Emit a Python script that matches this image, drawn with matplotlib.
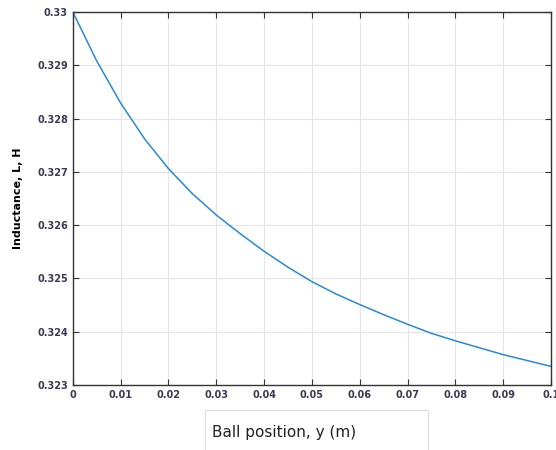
import numpy as np
import matplotlib
matplotlib.use('Agg')
import matplotlib.pyplot as plt
from matplotlib.patches import Rectangle

# ball position (m) and inductance (H)
y_pos = [0.0, 0.005, 0.01, 0.015, 0.02, 0.025, 0.03, 0.035, 0.04, 0.045, 0.05,
         0.055, 0.06, 0.065, 0.07, 0.075, 0.08, 0.085, 0.09, 0.095, 0.1]
L_ind = [0.3300, 0.32908, 0.32829, 0.32762, 0.32706, 0.32659, 0.32619, 0.32584,
         0.32551, 0.32521, 0.32494, 0.32471, 0.32451, 0.32432, 0.32414, 0.32397,
         0.32383, 0.32370, 0.32357, 0.32346, 0.32335]

xticks = [0, 0.01, 0.02, 0.03, 0.04, 0.05, 0.06, 0.07, 0.08, 0.09, 0.1]
xtick_labels = ['0', '0.01', '0.02', '0.03', '0.04', '0.05', '0.06', '0.07', '0.08', '0.09', '0.1']
yticks = [0.323, 0.324, 0.325, 0.326, 0.327, 0.328, 0.329, 0.33]
ytick_labels = ['0.323', '0.324', '0.325', '0.326', '0.327', '0.328', '0.329', '0.33']

fig = plt.figure(figsize=(5.56, 4.5), dpi=100)
ax = fig.add_axes([0.131, 0.1444, 0.86, 0.829])

ax.plot(y_pos, L_ind, color='#2a8ad2', lw=1.1)

ax.set_xlim(0, 0.1)
ax.set_ylim(0.323, 0.33)
ax.set_xticks(xticks)
ax.set_xticklabels(xtick_labels)
ax.set_yticks(yticks)
ax.set_yticklabels(ytick_labels)
ax.tick_params(direction='in', top=True, right=True, labelsize=7, length=4,
               colors='#333333', labelcolor='#3a3a55')
for lab in ax.get_xticklabels() + ax.get_yticklabels():
    lab.set_fontweight('bold')
ax.grid(True, color='#e6e6e6', lw=0.8)
for s in ax.spines.values():
    s.set_color('#333333')
    s.set_linewidth(1)

ax.set_ylabel('Inductance, L, H', fontsize=8, fontweight='bold', labelpad=10)

# x label sits in a pasted white box under the axis
box = Rectangle((205 / 556, -0.05), 223 / 556, 0.05 + 40 / 450, transform=fig.transFigure,
                facecolor='white', edgecolor='#dddddd', lw=0.8, clip_on=False)
fig.add_artist(box)
fig.text(212 / 556, 1 - 433 / 450, 'Ball position, y (m)', fontsize=11,
         color='#222222', va='center', ha='left')

fig.savefig('out.png', dpi=100)
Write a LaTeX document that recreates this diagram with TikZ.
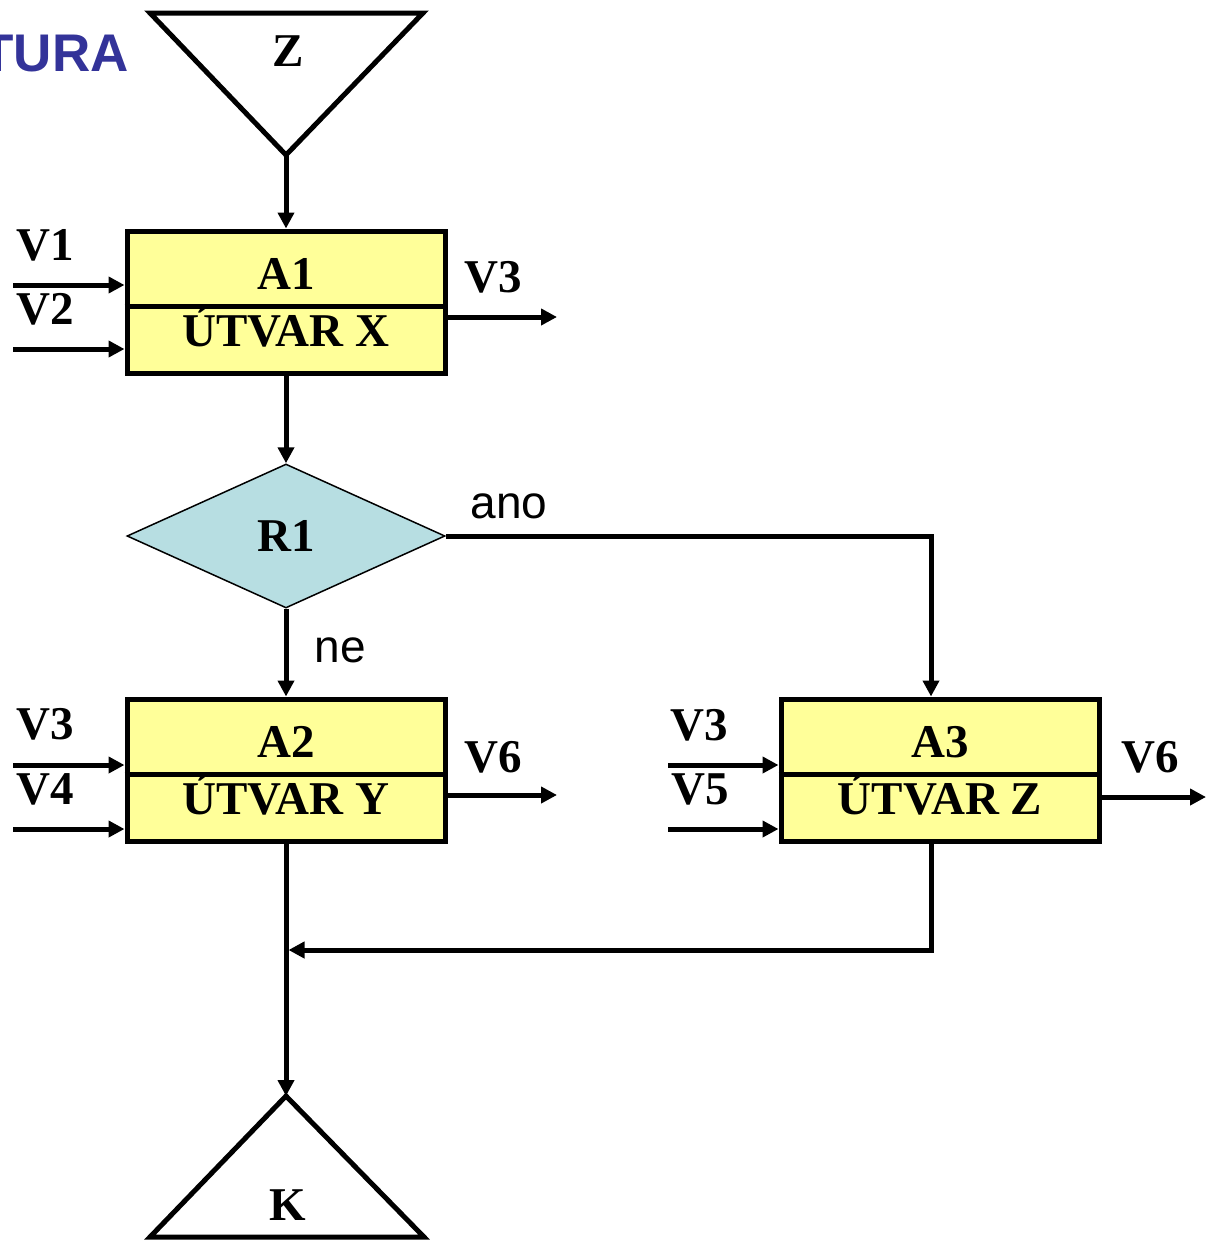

Stated exercise: Pictures in the records above are not copied; print everything else exactly.

Solved exercise:
Emit a Python script that matches this image, drawn with matplotlib.
import numpy as np
import matplotlib
matplotlib.use('Agg')
import matplotlib.pyplot as plt
from matplotlib.patches import Rectangle

# ball position (m) and inductance (H)
y_pos = [0.0, 0.005, 0.01, 0.015, 0.02, 0.025, 0.03, 0.035, 0.04, 0.045, 0.05,
         0.055, 0.06, 0.065, 0.07, 0.075, 0.08, 0.085, 0.09, 0.095, 0.1]
L_ind = [0.3300, 0.32908, 0.32829, 0.32762, 0.32706, 0.32659, 0.32619, 0.32584,
         0.32551, 0.32521, 0.32494, 0.32471, 0.32451, 0.32432, 0.32414, 0.32397,
         0.32383, 0.32370, 0.32357, 0.32346, 0.32335]

xticks = [0, 0.01, 0.02, 0.03, 0.04, 0.05, 0.06, 0.07, 0.08, 0.09, 0.1]
xtick_labels = ['0', '0.01', '0.02', '0.03', '0.04', '0.05', '0.06', '0.07', '0.08', '0.09', '0.1']
yticks = [0.323, 0.324, 0.325, 0.326, 0.327, 0.328, 0.329, 0.33]
ytick_labels = ['0.323', '0.324', '0.325', '0.326', '0.327', '0.328', '0.329', '0.33']

fig = plt.figure(figsize=(5.56, 4.5), dpi=100)
ax = fig.add_axes([0.131, 0.1444, 0.86, 0.829])

ax.plot(y_pos, L_ind, color='#2a8ad2', lw=1.1)

ax.set_xlim(0, 0.1)
ax.set_ylim(0.323, 0.33)
ax.set_xticks(xticks)
ax.set_xticklabels(xtick_labels)
ax.set_yticks(yticks)
ax.set_yticklabels(ytick_labels)
ax.tick_params(direction='in', top=True, right=True, labelsize=7, length=4,
               colors='#333333', labelcolor='#3a3a55')
for lab in ax.get_xticklabels() + ax.get_yticklabels():
    lab.set_fontweight('bold')
ax.grid(True, color='#e6e6e6', lw=0.8)
for s in ax.spines.values():
    s.set_color('#333333')
    s.set_linewidth(1)

ax.set_ylabel('Inductance, L, H', fontsize=8, fontweight='bold', labelpad=10)

# x label sits in a pasted white box under the axis
box = Rectangle((205 / 556, -0.05), 223 / 556, 0.05 + 40 / 450, transform=fig.transFigure,
                facecolor='white', edgecolor='#dddddd', lw=0.8, clip_on=False)
fig.add_artist(box)
fig.text(212 / 556, 1 - 433 / 450, 'Ball position, y (m)', fontsize=11,
         color='#222222', va='center', ha='left')

fig.savefig('out.png', dpi=100)
Write a LaTeX document that recreates this diagram with TikZ.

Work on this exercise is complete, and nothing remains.